Hey Winnipeg! I have solved one of your glaring street problems. I can fix the Portage and Main intersection. For those who do not know about the infamous intersection, Portage and Main is a pedestrian-free zone. Those who do travel by foot are blocked by barricades, forced to detour and take a dull underground walkway to go across the street. Calgary’s mayor, Nenshi, described the underground corridor as a “pedestrian-hostile environment”, after getting lost in the passage in 2016. However, there are talks of re-opening the downtown intersection to pedestrians (probably with the hopes of not losing any more Canadian mayors in the walkway). Winnipeg, I know you are worried about the safety of the children crossing the street and traffic delays, but hear me out and consider a few ideas.
Opening up the Portage and Main intersection is a new opportunity for growth in Winnipeg. Creating cities that are pedestrian and cyclist friendly can do so much more than improving economic growth, it can also create a positive image of a sustainable city. As you may be aware, pedestrians and cyclists are becoming cool again. Leo DiCaprio made the environment trendy, and all of the coolest people are reducing carbon emissions through active transport. Even for the pedestrians that don’t care about the environment, walking has great health benefits! So that’s why I am proposing this idea; a truly pedestrian option, while still keeping the car as king!
The solution is to incorporate a steel-rail rollercoaster overtop of the intersection. Maybe even expand it to the suburbs? Why bother with a ground-level LRT when you can have a high-speed roller coaster with loop-de-loops? It may sound like a silly idea now, but if you build it, people will use it. I’m even thinking of calling it the Winnipeg Steel Vengeance. If stations are placed in locations accessible to households, I guarantee you will see more people choosing to use the Winnipeg Steel Vengeance over driving.
Here’s a rendering of what I imagine the Winnipeg Steel Vengeance will look like:
Maybe my solution is a bit outlandish, and the real debate about Portage and Main is regarding walking; however, there are broader implications that will result from the final decision of Portage and Main. Will Winnipeg fight for progressive advancements or fall victim to the status quo.
By refusing to reopen the roadway to pedestrians, the conservative viewpoint within Winnipeg will limit the cities potential of achieving a new image and sense of vibrancy, making a city that refuses to open up to the new generation of “the creative class.” It is well-known the creative class values the urban core. They seek a habitat that emits an enhanced quality of life with exciting streets. This new wave of workers will not willingly come to a city where people do not feel welcome or safe to simply cross a street. Without the support of the creative class and the technology-based industry they fuel, cities are vulnerable to becoming desolate and irrelevant in an increasingly knowledge-based economy.

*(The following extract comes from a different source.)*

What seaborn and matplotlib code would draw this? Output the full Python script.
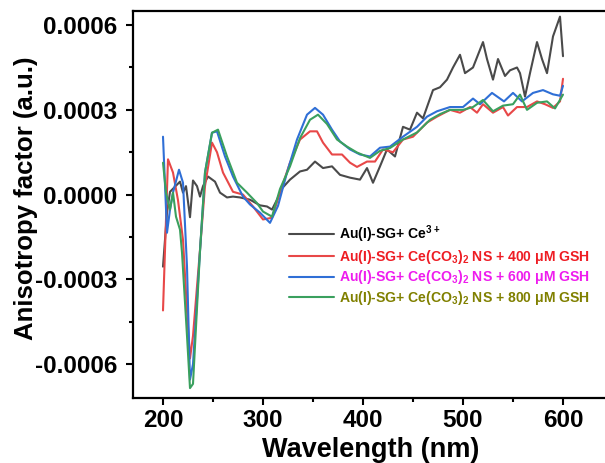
import numpy as np
import pandas as pd
import seaborn as sns
import matplotlib
matplotlib.use("Agg")
import matplotlib.pyplot as plt
from matplotlib.ticker import FixedLocator, FormatStrFormatter

# values in units of 1e-4
wl_ce = [200, 204, 207, 212, 217, 220, 223, 227, 230, 234, 237, 240, 245, 252, 257, 264, 270,
         277, 287, 297, 304, 309, 314, 319, 327, 337, 344, 352, 360, 369, 377, 387, 397, 404,
         410, 417, 424, 432, 440, 447, 454, 460, 470, 477, 484, 490, 497, 502, 510, 520, 524,
         530, 535, 542, 547, 554, 557, 562, 567, 574, 579, 584, 590, 597, 600]
g_ce = [-2.55, -0.64, 0.1, 0.28, 0.46, 0.07, 0.3, -0.8, 0.5, 0.3, -0.07, 0.3, 0.64, 0.46, 0.07,
        -0.1, -0.07, -0.1, -0.18, -0.38, -0.42, -0.53, -0.18, 0.22, 0.53, 0.82, 0.88, 1.17, 0.94,
        1.0, 0.7, 0.6, 0.53, 0.94, 0.42, 1.0, 1.6, 1.35, 2.4, 2.3, 2.9, 2.7, 3.7, 3.8, 4.07, 4.5,
        4.95, 4.3, 4.5, 5.4, 4.8, 4.07, 4.8, 4.2, 4.4, 4.5, 4.3, 3.47, 4.3, 5.4, 4.8, 4.3, 5.6,
        6.3, 4.9]

wl_400 = [200, 205, 210, 215, 220, 224, 227, 230, 237, 242, 249, 254, 260, 270, 280, 290, 300,
          309, 317, 327, 337, 347, 354, 360, 369, 379, 387, 394, 404, 412, 420, 430, 440, 450,
          464, 474, 487, 497, 507, 514, 520, 530, 540, 545, 554, 564, 574, 582, 590, 597, 600]
g_400 = [-4.1, 1.25, 0.78, -0.2, -1.6, -4.1, -5.8, -5.0, -1.95, 0.3, 1.84, 1.5, 0.78, 0.1, 0.0,
         -0.42, -0.88, -0.82, 0.07, 1.13, 1.95, 2.24, 2.24, 1.84, 1.42, 1.42, 1.13, 0.98, 1.17,
         1.17, 1.6, 1.5, 1.95, 2.05, 2.55, 2.76, 3.0, 2.9, 3.1, 2.9, 3.2, 2.9, 3.1, 2.8, 3.1,
         3.1, 3.3, 3.2, 3.07, 3.3, 4.1]

wl_600 = [200, 204, 207, 210, 216, 220, 224, 227, 230, 237, 242, 249, 254, 262, 270, 280, 287,
          297, 307, 315, 324, 334, 344, 352, 360, 369, 377, 387, 397, 407, 417, 427, 440, 454,
          464, 474, 487, 500, 510, 517, 529, 541, 550, 559, 570, 580, 590, 597, 600]
g_600 = [2.05, -1.35, -0.53, 0.07, 0.88, 0.42, -2.55, -6.55, -6.0, -2.0, 0.78, 2.19, 2.24, 1.35,
         0.64, -0.07, -0.35, -0.64, -1.0, -0.4, 0.78, 1.95, 2.83, 3.07, 2.83, 2.3, 1.88, 1.6,
         1.42, 1.35, 1.66, 1.7, 2.05, 2.4, 2.76, 2.95, 3.1, 3.1, 3.4, 3.2, 3.6, 3.3, 3.6, 3.3,
         3.6, 3.7, 3.55, 3.5, 3.85]

wl_800 = [200, 203, 207, 210, 213, 217, 219, 224, 227, 230, 237, 242, 249, 255, 264, 274, 284,
          294, 300, 309, 317, 327, 337, 347, 355, 364, 374, 384, 394, 407, 417, 427, 440, 454,
          467, 477, 487, 500, 510, 520, 530, 540, 550, 557, 564, 574, 584, 592, 600]
g_800 = [1.13, 0.07, -0.53, 0.07, -0.78, -1.24, -2.05, -5.0, -6.85, -6.7, -2.0, 0.78, 2.19,
         2.3, 1.35, 0.42, 0.07, -0.3, -0.6, -0.78, 0.2, 1.0, 2.0, 2.65, 2.83, 2.5, 1.95, 1.7,
         1.49, 1.3, 1.55, 1.65, 1.95, 2.2, 2.65, 2.85, 3.0, 3.0, 3.1, 3.35, 2.95, 3.15, 3.2,
         3.54, 3.0, 3.25, 3.3, 3.05, 3.54]

labels = ["Au(I)-SG+ Ce$^{3+}$",
          "Au(I)-SG+ Ce(CO$_3$)$_2$ NS + 400 \u03bcM GSH",
          "Au(I)-SG+ Ce(CO$_3$)$_2$ NS + 600 \u03bcM GSH",
          "Au(I)-SG+ Ce(CO$_3$)$_2$ NS + 800 \u03bcM GSH"]
line_colors = ["#4a4a4a", "#e84848", "#2f6fd6", "#3aa05e"]
text_colors = ["black", "#ee1c24", "#ee1cee", "#808000"]

sns.set_style("ticks")
plt.rcParams["font.family"] = ["Liberation Sans", "DejaVu Sans"]
plt.rcParams["font.weight"] = "bold"
plt.rcParams["text.color"] = "black"
plt.rcParams["axes.labelcolor"] = "black"
plt.rcParams["xtick.color"] = "black"
plt.rcParams["ytick.color"] = "black"
plt.rcParams["mathtext.fontset"] = "custom"
plt.rcParams["mathtext.rm"] = "Liberation Sans:bold"
plt.rcParams["mathtext.it"] = "Liberation Sans:bold"
plt.rcParams["mathtext.bf"] = "Liberation Sans:bold"
plt.rcParams["mathtext.default"] = "rm"

fig = plt.figure(figsize=(6.05, 4.63), dpi=100)
ax = fig.add_axes([133 / 605, 65 / 463, 475 / 605, 387 / 463])

series = [(wl_ce, g_ce), (wl_400, g_400), (wl_600, g_600), (wl_800, g_800)]
for (wl, g), lab, c in zip(series, labels, line_colors):
    df = pd.DataFrame({"wl": wl, "g": np.array(g) * 1e-4})
    sns.lineplot(data=df, x="wl", y="g", ax=ax, color=c, lw=1.5,
                 sort=False, estimator=None, label=lab)

ax.set_xlim(170, 645)
ax.set_ylim(-0.00072, 0.00065)
ax.xaxis.set_major_locator(FixedLocator([200, 300, 400, 500, 600]))
ax.xaxis.set_minor_locator(FixedLocator([250, 350, 450, 550]))
ax.yaxis.set_major_locator(FixedLocator([-0.0006, -0.0003, 0.0, 0.0003, 0.0006]))
ax.yaxis.set_minor_locator(FixedLocator([-0.00045, -0.00015, 0.00015, 0.00045]))
ax.yaxis.set_major_formatter(FormatStrFormatter("%.4f"))
ax.tick_params(which="major", direction="out", length=5, width=1.5, labelsize=17.5, pad=6)
ax.tick_params(axis="x", which="major", pad=3)
ax.tick_params(which="minor", direction="out", length=3, width=1.5)
for lab in ax.get_xticklabels() + ax.get_yticklabels():
    lab.set_fontweight("bold")
for s in ax.spines.values():
    s.set_linewidth(1.6)
    s.set_color("black")

ax.set_xlabel("Wavelength (nm)", fontsize=19.5, fontweight="bold")
ax.set_ylabel("Anisotropy factor (a.u.)", fontsize=18.5, fontweight="bold")
ax.xaxis.set_label_coords(0.5, -0.1)
ax.yaxis.set_label_coords(-0.2, 0.515)

leg = ax.legend(loc="upper left", bbox_to_anchor=(0.316, 0.466), frameon=False,
                fontsize=10.1, handlelength=3.2, handletextpad=0.35, labelspacing=0.2,
                borderaxespad=0)
for t, c in zip(leg.get_texts(), text_colors):
    t.set_color(c)
    t.set_fontweight("bold")

fig.savefig("out.png", dpi=100)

Re-creating cities to retrofit new industries and to improve livability within the downtown core is a scheme that cities across North America are adapting towards. This concept of becoming a competitive city does come at the expense of new and redesigned infrastructure spanning from energy efficient buildings to bike lanes. However, these costs are necessary to attract new workers and corporations. The result of not staying competitive will result in the harsh reality of a dead city.
It is time to let go of stuffy, conservative attitudes and embrace changes that enhance livability within Canadian cities. These changes may shake up the norm Canadians have become accustomed to, but it is essential to see these changes as stepping stones as a means to becoming a thriving city. So Winnipeg, maybe it’s time you take my idea of the Winnipeg Steel Vengeance.